Mehling s’est demandé si l’accord de Paris sur le climat – l’accord mondial de 2015 dans lequel les pays ont promis de réduire leurs émissions de carbone – a la capacité de contraindre les nations à tenir leurs promesses et à intensifier l’action climatique au fil du temps.

“Il faudra pour cela surmonter les obstacles persistants qui ont empêché des progrès plus importants dans le passé”, a déclaré M. Mehling.

Il est compliqué de surmonter ces obstacles, comme l’indique clairement le rapport de l’agence.

La Chine, par exemple, a satisfait une demande d’énergie accrue l’année dernière grâce à une nouvelle production d’énergie renouvelable. Mais elle s’est appuyée bien davantage sur le gaz naturel, le charbon et le pétrole. En Inde, près de la moitié de la nouvelle demande a également été satisfaite par des centrales électriques au charbon.

Aux États-Unis, en revanche, le charbon est en déclin – mais la majeure partie de l’augmentation de la demande d’énergie dans ce pays a néanmoins été alimentée par la combustion de gaz naturel, plutôt que par des énergies renouvelables.

Le gaz naturel émet moins de dioxyde de carbone que le charbon lorsqu’il est brûlé, mais il s’agit toujours d’un combustible fossile et les émissions restent importantes.

Certes, le nouveau rapport contient une légère bonne nouvelle : avec l’essor des énergies renouvelables et du gaz naturel, la part du charbon dans l’ensemble des sources d’énergie a diminué.

Mais le fait qu’il continue à se développer contredit fortement ce que les scientifiques ont dit sur ce qu’il faut faire pour freiner le réchauffement climatique.

Dans un rapport important publié l’année dernière, le Groupe d’experts intergouvernemental sur l’évolution du climat (GIEC) des Nations unies a constaté que les émissions mondiales devraient être réduites de près de moitié d’ici à 2030 pour avoir une chance de maintenir le réchauffement de la planète à 1,5 degré Celsius (ou 2,7 degrés Fahrenheit).

Cela nécessiterait des réductions annuelles extrêmement rapides des émissions, mais au lieu de cela, le monde continue à enregistrer des records.

En ce qui concerne l’utilisation du charbon, le même rapport indique que pour limiter les températures à 1,5 degré Celsius, elle devrait diminuer de 78 % en un peu plus de 10 ans.
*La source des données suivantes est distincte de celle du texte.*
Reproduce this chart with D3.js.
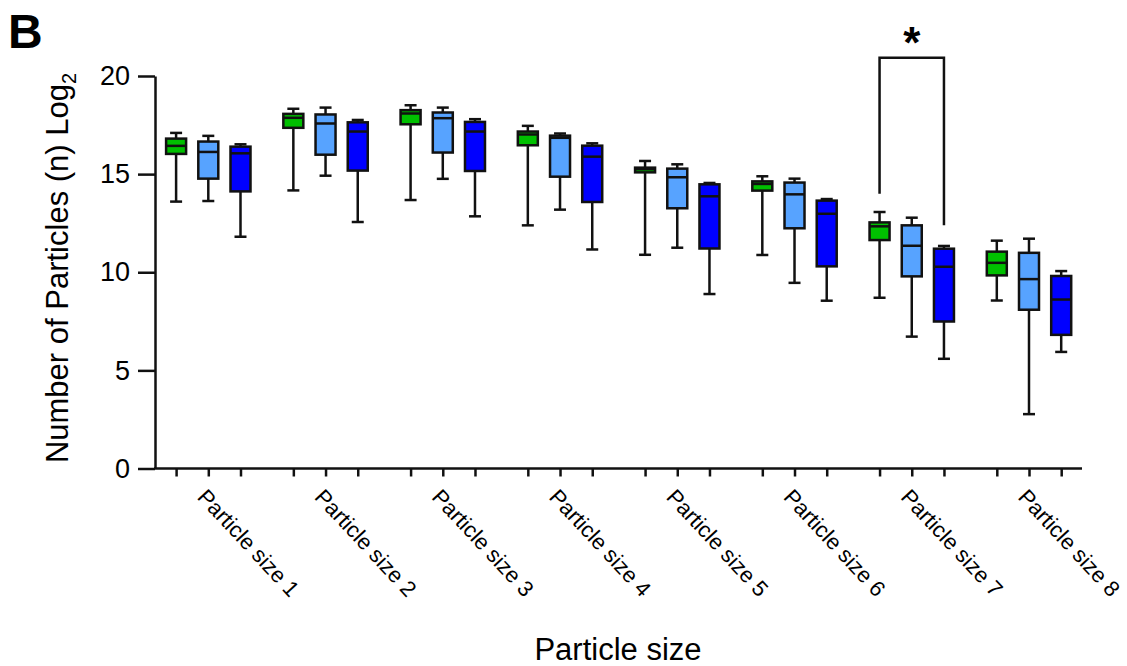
<!DOCTYPE html>
<html>
<head>
<meta charset="utf-8">
<title>Particle size box plot</title>
<script src="https://cdn.jsdelivr.net/npm/d3@7"></script>
<style>
  body { margin: 0; background: #fff; }
  svg text { font-family: "Liberation Sans", Arial, Helvetica, sans-serif; fill: #000; }
</style>
</head>
<body>
<div class="chart"></div>
<script>
var categories = ["Particle size 1", "Particle size 2", "Particle size 3", "Particle size 4",
                  "Particle size 5", "Particle size 6", "Particle size 7", "Particle size 8"];
var series = ["green", "lightblue", "blue"];
var seriesColors = ["#00c000", "#57a3ff", "#0000ff"];
var yTicks = [0, 5, 10, 15, 20];

// [min, q1, median, q3, max] per category, one array per series
var greenBoxes = [
  [13.6, 16.03, 16.44, 16.81, 17.10],
  [14.17, 17.36, 17.87, 18.07, 18.33],
  [13.68, 17.54, 18.09, 18.26, 18.51],
  [12.39, 16.47, 17.02, 17.17, 17.46],
  [10.89, 15.09, 15.25, 15.33, 15.67],
  [10.88, 14.16, 14.50, 14.63, 14.89],
  [8.70, 11.64, 12.34, 12.54, 13.07],
  [8.56, 9.84, 10.48, 11.05, 11.61]
];
var lightBlueBoxes = [
  [13.63, 14.77, 16.13, 16.66, 16.95],
  [14.92, 15.99, 17.58, 18.04, 18.39],
  [14.76, 16.10, 17.85, 18.14, 18.39],
  [13.19, 14.87, 16.85, 16.96, 17.07],
  [11.25, 13.26, 14.84, 15.28, 15.50],
  [9.46, 12.24, 13.97, 14.57, 14.77],
  [6.72, 9.79, 11.35, 12.39, 12.78],
  [2.77, 8.09, 9.65, 10.99, 11.71]
];
var blueBoxes = [
  [11.81, 14.12, 16.06, 16.40, 16.52],
  [12.56, 15.18, 17.17, 17.64, 17.76],
  [12.85, 15.16, 17.17, 17.66, 17.80],
  [11.16, 13.58, 15.89, 16.45, 16.57],
  [8.89, 11.21, 13.87, 14.48, 14.55],
  [8.55, 10.30, 12.98, 13.65, 13.73],
  [5.59, 7.49, 10.28, 11.20, 11.34],
  [5.94, 6.81, 8.61, 9.81, 10.06]
];
var allBoxes = [greenBoxes, lightBlueBoxes, blueBoxes];

// significance bracket: category, from series, to series, leg ends and top (y units)
var bracket = { category: "Particle size 7", from: "green", to: "blue", leftEnd: 14.0, rightEnd: 12.39, top: 20.93, label: "*" };

var width = 1127, height = 666;

var svg = d3.select(".chart").append("svg")
  .attr("width", width)
  .attr("height", height);

var y = d3.scaleLinear().domain([0, 20]).range([468.5, 76]);
var xGroup = d3.scalePoint().domain(categories).range([208.3, 1029]);
var xSub = d3.scalePoint().domain(series).range([-32.2, 32.2]);

var boxKeys = [];
categories.forEach(function (c) { series.forEach(function (s) { boxKeys.push(c + "|" + s); }); });
var xBox = d3.scaleOrdinal().domain(boxKeys).range(boxKeys.map(function (k) {
  var p = k.split("|");
  return xGroup(p[0]) + xSub(p[1]);
}));

var boxW = 20, capW = 12, lw = 2.5;

// x axis line and ticks
svg.append("line")
  .attr("x1", 154).attr("x2", 1082)
  .attr("y1", y(0)).attr("y2", y(0))
  .attr("stroke", "#111").attr("stroke-width", lw);

var xAxis = svg.append("g")
  .attr("transform", "translate(0," + y(0) + ")")
  .call(d3.axisBottom(xBox).tickFormat("").tickSize(8).tickSizeOuter(0));
xAxis.select(".domain").remove();
xAxis.selectAll(".tick line").attr("stroke", "#111").attr("stroke-width", lw);

// y axis
var yAxis = svg.append("g")
  .attr("transform", "translate(155,0)")
  .call(d3.axisLeft(y).tickValues(yTicks).tickSize(17).tickPadding(8).tickSizeOuter(0));
yAxis.select(".domain").attr("stroke", "#111").attr("stroke-width", lw);
yAxis.selectAll(".tick line").attr("stroke", "#111").attr("stroke-width", lw);
yAxis.selectAll(".tick text")
  .style("font-size", "27px")
  .style("font-family", "'Liberation Sans', Arial, sans-serif")
  .attr("fill", "#000");

// category labels
svg.append("g").selectAll("text")
  .data(categories)
  .enter()
  .append("text")
  .attr("transform", function (d) { return "translate(" + (xGroup(d) - 12) + ",498) rotate(47)"; })
  .style("font-size", "22px")
  .text(function (d) { return d; });

// boxes
series.forEach(function (s, si) {
  var g = svg.append("g").attr("class", "series-" + s);
  var data = allBoxes[si].map(function (v, i) { return { cat: categories[i], v: v }; });
  var item = g.selectAll("g").data(data).enter().append("g")
    .attr("transform", function (d) { return "translate(" + (xGroup(d.cat) + xSub(s)) + ",0)"; });

  item.append("line")
    .attr("x1", 0).attr("x2", 0)
    .attr("y1", function (d) { return y(d.v[0]); })
    .attr("y2", function (d) { return y(d.v[4]); })
    .attr("stroke", "#111").attr("stroke-width", lw);
  item.append("line")
    .attr("x1", -capW / 2).attr("x2", capW / 2)
    .attr("y1", function (d) { return y(d.v[0]); })
    .attr("y2", function (d) { return y(d.v[0]); })
    .attr("stroke", "#111").attr("stroke-width", lw);
  item.append("line")
    .attr("x1", -capW / 2).attr("x2", capW / 2)
    .attr("y1", function (d) { return y(d.v[4]); })
    .attr("y2", function (d) { return y(d.v[4]); })
    .attr("stroke", "#111").attr("stroke-width", lw);
  item.append("rect")
    .attr("x", -boxW / 2)
    .attr("width", boxW)
    .attr("y", function (d) { return y(d.v[3]); })
    .attr("height", function (d) { return y(d.v[1]) - y(d.v[3]); })
    .attr("fill", seriesColors[si])
    .attr("stroke", "#111").attr("stroke-width", lw);
  item.append("line")
    .attr("x1", -boxW / 2).attr("x2", boxW / 2)
    .attr("y1", function (d) { return y(d.v[2]); })
    .attr("y2", function (d) { return y(d.v[2]); })
    .attr("stroke", "#111").attr("stroke-width", lw);
});

// significance bracket
var bx1 = xGroup(bracket.category) + xSub(bracket.from);
var bx2 = xGroup(bracket.category) + xSub(bracket.to);
svg.append("path")
  .attr("d", "M" + bx1 + "," + y(bracket.leftEnd) + "V" + y(bracket.top) + "H" + bx2 + "V" + y(bracket.rightEnd))
  .attr("fill", "none").attr("stroke", "#111").attr("stroke-width", lw);
svg.append("text")
  .attr("x", (bx1 + bx2) / 2)
  .attr("y", 58)
  .attr("text-anchor", "middle")
  .style("font-size", "44px")
  .style("font-weight", "bold")
  .text(bracket.label);

// axis titles
svg.append("text")
  .attr("transform", "translate(68,268) rotate(-90)")
  .attr("text-anchor", "middle")
  .style("font-size", "31px")
  .html("Number of Particles (n) Log<tspan dy='8' style='font-size:20px'>2</tspan>");

svg.append("text")
  .attr("x", 618)
  .attr("y", 660)
  .attr("text-anchor", "middle")
  .style("font-size", "31px")
  .text("Particle size");

// panel letter
svg.append("text")
  .attr("x", 8)
  .attr("y", 48)
  .style("font-size", "48px")
  .style("font-weight", "bold")
  .text("B");
</script>
</body>
</html>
Là encore, les émissions de charbon continuent d’augmenter.

Rob Jackson, professeur de science du système terrestre à l’université de Stanford, a déclaré que la croissance substantielle de l’énergie éolienne et solaire détaillée dans le rapport de lundi était éclipsée par la dépendance continue du monde aux combustibles fossiles.

“La croissance des fossiles est toujours plus importante que toutes les augmentations des énergies renouvelables”, a déclaré M. Jackson, ajoutant que peu de pays respectent les engagements qu’ils ont pris dans le cadre de l’accord de Paris sur le climat.

“Ce qui est décourageant, c’est que les émissions aux États-Unis et en Europe augmentent également. Il faut que quelqu’un réduise considérablement ses émissions pour que nous ayons un espoir de respecter les engagements de Paris.”

Les nouveaux résultats réduisent à néant les espoirs antérieurs selon lesquels les émissions mondiales pourraient se stabiliser et commencer à diminuer. De 2014 à 2016, elles ont légèrement diminué, et les émissions de charbon en particulier ont également plongé.

Mais avec une reprise de la croissance en 2017 et des records en 2018, le tournant des émissions n’est toujours pas en vue.

Par conséquent, l’optimisme du début de la décennie s’est largement estompé. Les efforts internationaux pour lutter contre le changement climatique ont eu du mal à maintenir leur élan et le gouvernement américain a subi un renversement des priorités.

“Nous avons de gros problèmes”, a déclaré M. Jackson à propos des conclusions de lundi. “Les conséquences climatiques sont catastrophiques. Je n’utilise pas très souvent un tel mot. Mais nous nous dirigeons vers un désastre, et personne ne semble être en mesure de ralentir les choses.”